The Hittites were known allies of Ramesses II from a treaty signed in his 21st year. This treaty set the new boundary line between Hatti (in Syria) and Egypt's Levantine empire. Kadesh on the Orontes was transferred to the Hittites, and the kingdom of Amurru. Damascus remained in the sphere of Egypt. We also know that Merenptah maintained good relations with the Hittites as he shipped food to Syria in order to alleviate a famine. He also campaigned in the Levant in order to put down recalcitrant elements – possibly Habiru. However, his successors do not seem to have been so lucky – although this is open to dispute as we know very little about them apart from the fact several rebellions and attempted coups took place, culminating in the successful coup of Sethnakhte (who established dynasty 20). The Elephantine stele appears to record his conflict with one of the last kings of dynasty 19. His list of enemies appear to include mercenaries or elements with a Syrian origin – suggesting the dynasty 19 king had called on the Hittite king to honour his treaty obligations and send military help. These included Asiatics from Amurru as well as Sherden and Philistines. The latter appear to have been a group of so called sea peoples that had settled on the upper Orontes (together with various other refugee elements from Anatolia and the Aegean). They had a war like reputation and were employed both by the Hittites and the Egyptians. Many of them were later resettled by Ramesses III in Egypt and SW Canaan.

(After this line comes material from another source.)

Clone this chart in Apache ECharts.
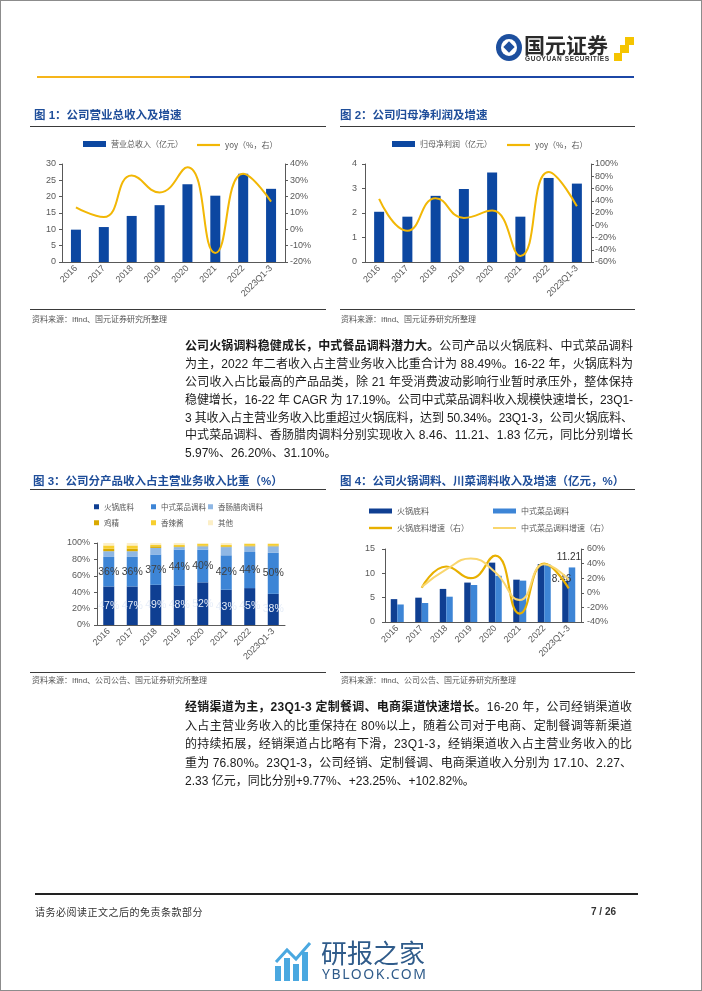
<!DOCTYPE html>
<html><head><meta charset="utf-8">
<script src="https://cdn.jsdelivr.net/npm/echarts@6/dist/echarts.min.js"></script>
<style>
html,body{margin:0;padding:0;background:#fff;}
#page{position:relative;width:702px;height:991px;overflow:hidden;background:#fff;font-family:"Liberation Sans","Noto Sans CJK SC",sans-serif;}
#chart{position:absolute;left:0;top:0;width:702px;height:991px;}
.abs{position:absolute;white-space:nowrap;}
.title{font-size:11.5px;font-weight:bold;color:#1f4e9a;line-height:16px;}
.hl{position:absolute;height:1px;background:#3a3a3a;}
.src{position:absolute;white-space:nowrap;font-size:8px;color:#555;line-height:12px;}
.jl{position:absolute;left:185px;font-size:12px;color:#1a1a1a;white-space:nowrap;line-height:18px;}
.jl b{font-weight:bold;}
</style></head>
<body>
<div id="page">
  <div id="chart"></div>
  <div class="abs" style="left:0;top:0;width:702px;height:991px;border:1px solid #8c8c8c;box-sizing:border-box;"></div>

  <!-- header -->
  <div class="abs" style="left:496px;top:34px;width:26px;height:27px;border-radius:50%;background:#1d4f9e;"></div>
  <div class="abs" style="left:501px;top:39px;width:16px;height:17px;border-radius:50%;background:#fff;"></div>
  <div class="abs" style="left:505px;top:43px;width:8px;height:8px;transform:rotate(45deg);background:#1d4f9e;"></div>
  <div class="abs" style="left:524px;top:31px;font-size:21px;font-weight:bold;color:#2a2a2a;font-family:'Noto Sans CJK SC';line-height:26px;">国元证券</div>
  <div class="abs jfit" data-w="84" style="left:525px;top:55px;font-size:6.5px;font-weight:bold;color:#333;line-height:8px;">GUOYUAN SECURITIES</div>
  <div class="abs" style="left:625px;top:37px;width:9px;height:8px;background:#f5c400;"></div>
  <div class="abs" style="left:620px;top:45px;width:9px;height:8px;background:#f5c400;"></div>
  <div class="abs" style="left:614px;top:53px;width:8px;height:8px;background:#f5c400;"></div>
  <div class="abs" style="left:37px;top:76px;width:153px;height:2px;background:#f6b51a;"></div>
  <div class="abs" style="left:190px;top:76px;width:444px;height:2px;background:#1c47a6;"></div>

  <!-- chart titles -->
  <div class="abs title" style="left:34px;top:107px;">图 1：公司营业总收入及增速</div>
  <div class="abs title" style="left:340px;top:107px;">图 2：公司归母净利润及增速</div>
  <div class="hl" style="left:30px;top:126px;width:296px;"></div>
  <div class="hl" style="left:340px;top:126px;width:295px;"></div>
  <div class="hl" style="left:30px;top:309px;width:296px;"></div>
  <div class="hl" style="left:340px;top:309px;width:295px;"></div>
  <div class="src" style="left:32px;top:314px;">资料来源：Ifind、国元证券研究所整理</div>
  <div class="src" style="left:341px;top:314px;">资料来源：Ifind、国元证券研究所整理</div>

  <!-- paragraph 1 -->
  <div class="jl jfit" data-w="448" style="top:337px;"><b>公司火锅调料稳健成长，中式餐品调料潜力大。</b>公司产品以火锅底料、中式菜品调料</div>
  <div class="jl jfit" data-w="448" style="top:355px;">为主，2022 年二者收入占主营业务收入比重合计为 88.49%。16-22 年，火锅底料为</div>
  <div class="jl jfit" data-w="448" style="top:373px;">公司收入占比最高的产品品类，除 21 年受消费波动影响行业暂时承压外，整体保持</div>
  <div class="jl jfit" data-w="448" style="top:391px;">稳健增长，16-22 年 CAGR 为 17.19%。公司中式菜品调料收入规模快速增长，23Q1-</div>
  <div class="jl jfit" data-w="448" style="top:409px;">3 其收入占主营业务收入比重超过火锅底料，达到 50.34%。23Q1-3，公司火锅底料、</div>
  <div class="jl jfit" data-w="448" style="top:426px;">中式菜品调料、香肠腊肉调料分别实现收入 8.46、11.21、1.83 亿元，同比分别增长</div>
  <div class="jl" style="top:444px;">5.97%、26.20%、31.10%。</div>

  <div class="abs title" style="left:33px;top:473px;">图 3：公司分产品收入占主营业务收入比重（%）</div>
  <div class="abs title" style="left:340px;top:473px;">图 4：公司火锅调料、川菜调料收入及增速（亿元，%）</div>
  <div class="hl" style="left:30px;top:489px;width:296px;"></div>
  <div class="hl" style="left:340px;top:489px;width:295px;"></div>
  <div class="hl" style="left:30px;top:672px;width:296px;"></div>
  <div class="hl" style="left:340px;top:672px;width:295px;"></div>
  <div class="src" style="left:32px;top:675px;">资料来源：Ifind、公司公告、国元证券研究所整理</div>
  <div class="src" style="left:341px;top:675px;">资料来源：Ifind、公司公告、国元证券研究所整理</div>

  <!-- paragraph 2 -->
  <div class="jl jfit" data-w="447" style="top:698px;"><b>经销渠道为主，23Q1-3 定制餐调、电商渠道快速增长。</b>16-20 年，公司经销渠道收</div>
  <div class="jl jfit" data-w="447" style="top:717px;">入占主营业务收入的比重保持在 80%以上，随着公司对于电商、定制餐调等新渠道</div>
  <div class="jl jfit" data-w="447" style="top:735px;">的持续拓展，经销渠道占比略有下滑，23Q1-3，经销渠道收入占主营业务收入的比</div>
  <div class="jl jfit" data-w="447" style="top:754px;">重为 76.80%。23Q1-3，公司经销、定制餐调、电商渠道收入分别为 17.10、2.27、</div>
  <div class="jl" style="top:772px;">2.33 亿元，同比分别+9.77%、+23.25%、+102.82%。</div>

  <!-- footer -->
  <div class="abs" style="left:35px;top:893px;width:603px;height:1.5px;background:#222;"></div>
  <div class="abs" style="left:35px;top:905px;font-size:10px;color:#333;letter-spacing:0.5px;line-height:14px;font-family:'Noto Sans CJK SC';">请务必阅读正文之后的免责条款部分</div>
  <div class="abs" style="left:591px;top:905px;font-size:10px;font-weight:bold;color:#333;line-height:14px;">7 / 26</div>

  <!-- watermark -->
  <svg class="abs" style="left:274px;top:940px;" width="42" height="42" viewBox="0 0 42 42">
    <rect x="1" y="26" width="6" height="15" fill="#4aa8e0"/>
    <rect x="10" y="18" width="6" height="23" fill="#4aa8e0"/>
    <rect x="19" y="24" width="6" height="17" fill="#4aa8e0"/>
    <rect x="28" y="12" width="6" height="29" fill="#4aa8e0"/>
    <polyline points="2,22 13,10 22,19 36,3" fill="none" stroke="#4aa8e0" stroke-width="3"/>
  </svg>
  <div class="abs" style="left:321px;top:936px;font-size:26px;color:#2f5b8a;font-family:'Noto Sans CJK SC';line-height:32px;">研报之家</div>
  <div class="abs jfit" data-w="104" style="left:322px;top:966px;font-size:14px;color:#2f5b8a;line-height:16px;font-family:'Noto Sans';">YBLOOK.COM</div>
</div>

<script>
// ---------- data ----------
const years = ['2016','2017','2018','2019','2020','2021','2022','2023Q1-3'];
// Figure 1
const revenue = [9.9, 10.7, 14.1, 17.4, 23.8, 20.3, 27.0, 22.4];
const revenueYoy = [13.5, 7.5, 32.9, 22.6, 38.0, -14.5, 34.0, 17.0];
// Figure 2
const netProfit = [2.05, 1.85, 2.70, 2.98, 3.65, 1.85, 3.43, 3.20];
const netProfitYoy = [43, -9, 44, 12, 24, -50, 87, 31];
// Figure 3 (share of main business revenue, %)
const shareHotpot = [47, 47, 49, 48, 52, 43, 45, 38];
const shareChinese = [36, 36, 37, 44, 40, 42, 44, 50];
const shareSausage = [7, 7, 8, 3, 4, 10, 7, 8];
const shareChicken = [3, 3, 2, 1, 1, 1, 1, 1];
const shareSpicy = [4, 4, 2, 2, 2, 2, 2, 2];
const shareOther = [3, 3, 2, 2, 1, 2, 1, 1];
// Figure 4
const hotpotRev = [4.7, 5.0, 6.8, 8.1, 12.2, 8.7, 11.9, 8.46];
const chineseRev = [3.6, 3.9, 5.2, 7.6, 9.5, 8.5, 11.8, 11.21];
const hotpotYoy = [null, 7, 36, 20, 51, -28.5, 40, 6];
const chineseYoy = [null, 8, 32, 47, 28, -10, 39, 18];

// ---------- justify text lines ----------
document.querySelectorAll('.jfit').forEach(el => {
  const target = +el.dataset.w;
  const w = el.getBoundingClientRect().width;
  const n = el.textContent.length;
  if (n > 1) el.style.letterSpacing = ((target - w) / (n - 1)) + 'px';
});

// ---------- chart ----------
const AX = '#595959', LBL = '#595959';
const FONT = 'Liberation Sans';
const CJK = 'Noto Sans CJK SC';
const C_BAR = '#0c47a1', C_LINE = '#f2b705';
const C_HOT = '#0f3f92', C_CHN = '#3d85d6', C_SAU = '#8fb7e4', C_CHK = '#d9a900', C_SPI = '#f7cf2f', C_OTH = '#fcefc7';

function catAxis(gi) {
  return {type:'category', gridIndex:gi, data:years,
    axisLine:{lineStyle:{color:AX}}, axisTick:{length:4, lineStyle:{color:AX}},
    axisLabel:{interval:0, rotate:45, fontSize:9, color:LBL, margin:5, fontFamily:FONT}};
}
function valAxis(gi, min, max, interval, pos, pct, margin) {
  return {type:'value', gridIndex:gi, position:pos, min:min, max:max, interval:interval,
    splitLine:{show:false}, axisLine:{show:true, lineStyle:{color:AX}},
    axisTick:{show:true, length:3, lineStyle:{color:AX}},
    axisLabel:{fontSize:9, color:LBL, margin:margin, fontFamily:FONT, formatter: pct ? '{value}%' : '{value}'}};
}
function leg(name, left, top, w, h, fs) {
  return {data:[name], left:left, top:top, itemWidth:w, itemHeight:h, padding:0, icon:'rect',
    textStyle:{fontSize:fs || 8, color:LBL, fontFamily:CJK}, selectedMode:false};
}
function lastLabel(arr, offset) {
  return arr.map((v, i) => i === arr.length - 1 ?
    {value:v, label:{show:true, position:'top', fontSize:10, color:'#333', fontFamily:FONT, offset:offset}} : v);
}
function pctLabel(color) {
  return {show:true, position:'inside', formatter:'{c}%', fontSize:10.5, color:color, fontFamily:FONT};
}

const chart = echarts.init(document.getElementById('chart'), null, {renderer:'canvas'});
chart.setOption({
  animation:false,
  grid:[
    {left:62, top:164, width:223, height:98},
    {left:365, top:164, width:226, height:98},
    {left:97, top:543, width:188, height:82},
    {left:385, top:549, width:196, height:73}
  ],
  legend:[
    leg('营业总收入（亿元）', 83, 140, 23, 6),
    leg('yoy（%，右）', 197, 141, 23, 2.2),
    leg('归母净利润（亿元）', 392, 140, 23, 6),
    leg('yoy（%，右） ', 507, 141, 23, 2.2),
    leg('火锅底料', 94, 503, 5, 5, 7.5),
    leg('中式菜品调料', 151, 503, 5, 5, 7.5),
    leg('香肠腊肉调料', 208, 503, 5, 5, 7.5),
    leg('鸡精', 94, 519, 5, 5, 7.5),
    leg('香辣酱', 151, 519, 5, 5, 7.5),
    leg('其他', 208, 519, 5, 5, 7.5),
    leg('火锅底料 ', 369, 507, 23, 5),
    leg('中式菜品调料 ', 493, 507, 23, 5),
    leg('火锅底料增速（右）', 369, 524, 23, 2.4),
    leg('中式菜品调料增速（右）', 493, 524, 23, 2)
  ],
  xAxis:[catAxis(0), catAxis(1), catAxis(2), catAxis(3)],
  yAxis:[
    valAxis(0, 0, 30, 5, 'left', false, 6),
    valAxis(0, -20, 40, 10, 'right', true, 5),
    valAxis(1, 0, 4, 1, 'left', false, 8),
    valAxis(1, -60, 100, 20, 'right', true, 4),
    valAxis(2, 0, 100, 20, 'left', true, 7),
    valAxis(3, 0, 15, 5, 'left', false, 10),
    valAxis(3, -40, 60, 20, 'right', true, 6)
  ],
  series:[
    {name:'营业总收入（亿元）', type:'bar', xAxisIndex:0, yAxisIndex:0, data:revenue, barWidth:10, itemStyle:{color:C_BAR}},
    {name:'yoy（%，右）', type:'line', xAxisIndex:0, yAxisIndex:1, data:revenueYoy, smooth:true, symbol:'none', lineStyle:{width:2, color:C_LINE}, itemStyle:{color:C_LINE}},
    {name:'归母净利润（亿元）', type:'bar', xAxisIndex:1, yAxisIndex:2, data:netProfit, barWidth:10, itemStyle:{color:C_BAR}},
    {name:'yoy（%，右） ', type:'line', xAxisIndex:1, yAxisIndex:3, data:netProfitYoy, smooth:true, symbol:'none', lineStyle:{width:2, color:C_LINE}, itemStyle:{color:C_LINE}},

    {name:'火锅底料', type:'bar', stack:'share', xAxisIndex:2, yAxisIndex:4, data:shareHotpot, barWidth:11, itemStyle:{color:C_HOT}, label:pctLabel('#e6edf8')},
    {name:'中式菜品调料', type:'bar', stack:'share', xAxisIndex:2, yAxisIndex:4, data:shareChinese, barWidth:11, itemStyle:{color:C_CHN}, label:pctLabel('#404040')},
    {name:'香肠腊肉调料', type:'bar', stack:'share', xAxisIndex:2, yAxisIndex:4, data:shareSausage, barWidth:11, itemStyle:{color:C_SAU}},
    {name:'鸡精', type:'bar', stack:'share', xAxisIndex:2, yAxisIndex:4, data:shareChicken, barWidth:11, itemStyle:{color:C_CHK}},
    {name:'香辣酱', type:'bar', stack:'share', xAxisIndex:2, yAxisIndex:4, data:shareSpicy, barWidth:11, itemStyle:{color:C_SPI}},
    {name:'其他', type:'bar', stack:'share', xAxisIndex:2, yAxisIndex:4, data:shareOther, barWidth:11, itemStyle:{color:C_OTH}},

    {name:'火锅底料 ', type:'bar', xAxisIndex:3, yAxisIndex:5, data:lastLabel(hotpotRev, [-4, 8]), barWidth:6.5, barGap:'0%', itemStyle:{color:C_HOT}},
    {name:'中式菜品调料 ', type:'bar', xAxisIndex:3, yAxisIndex:5, data:lastLabel(chineseRev, [-3, 0]), barWidth:6.5, barGap:'0%', itemStyle:{color:C_CHN}},
    {name:'火锅底料增速（右）', type:'line', xAxisIndex:3, yAxisIndex:6, data:hotpotYoy, smooth:true, symbol:'none', lineStyle:{width:2.2, color:'#e8b000'}, itemStyle:{color:'#e8b000'}},
    {name:'中式菜品调料增速（右）', type:'line', xAxisIndex:3, yAxisIndex:6, data:chineseYoy, smooth:true, symbol:'none', lineStyle:{width:2, color:'#f9d66e'}, itemStyle:{color:'#f9d66e'}}
  ]
});
</script>
</body></html>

Kahn then turns to the wars of Ramesses III (who claims to have campaigned in Nubia, Libya and the Levant). We are told that his enemy had set up a great camp in Amurru, and threatened the very borders of the Egyptian empire. What this shows is that the treaty with the Hittites had by then become obsolete – as it applied only to the descendants of Ramesses II (dynasty 19). Whereas in year 5 Ramesses repelled a maritime invasion that had entered the Nile, in year 12 the theatre of war was in Syria. In other words, we are not necessarily dealing with a horde of refugees from natural disaster, but a concerted effort by the Hittite king (possibly Suppiluliumas II, or a son of his) that had gathered a huge force in order to attack the southern Levant. The action took place in Amurru and the Neo Hittite regions of Syria (the Hittite capital, Hattusas, in central Anatolia, having been destroyed by a natural disaster in the late reign of Merenptah). Ramesses III claims to have defeated his enemies – and certainly seems to have retained control over the southern Levant and Edom etc.
The bigger picture is a bit different as both the Egyptian and the Hittite empires disappeared mid dynasty 20. It was followed by a prolonged episode of drought and famine and most importantly, severe inroads by tribal groups. These included the Arameans in the east, and Libyans in the west. When the Iron Age wakes up in Iron IB (Iron IA largely a period of impoverishment and retraction) the political boundaries have been withdrawn. Large regions of Syria remained (the small Neo Hittite kingdoms) but there were also severe inroads by Arameans. In the southern Levant we have to accommodate the reign of David – a Habiru war leader. Many features of his reign fit into the late dynasty 20 period (such as famine and drought etc) and other features suggest a contemporeignty with Ramesses III and his immediate successors (allies of the Philistines in SW Canaan which can only have occurred after they had been placed there by Ramesses III). The activities of Saul, on the other hand, take place in a different geography, and best fit the era of Merenptah – who may have overwhelmed a Habiru kingdom in the central hill country as indicated on his stele. This Habiru kingdom may go all the way back to the Amarna period and the activities of Labayu (used by David Rohl to create a direct link to David and Saul). Kahn's attempt to make sense of the final stages of Late Bronze history is long overdue. We have two major sets of site destructions (by earthquake or other forces of nature) the first of which affected both the Hittites and the Assyrians (and Babylonians). Egypt seems to have been less affected although Sethnakhte refers to late dynasty 19 as empty years and Kahn visualises a 20 year period of contraction and upheaval. It all changed in the reign of Ramesses III as he claims to have restored order, not just at the political level but in the environment too. The fact it didn't last long is shown by an attempt to overthrow him towards the end of his reign. One of his sons died from the plague (and so on). This coincides with another feature in the story of David, an epidemic of some kind. Rohl claimed plague in the time of Amarna could explain this – but plague and epidemics were common features at the time (and no one single epidemic can be definitely assigned to any proposed convergence between the Bible and Egyptian history).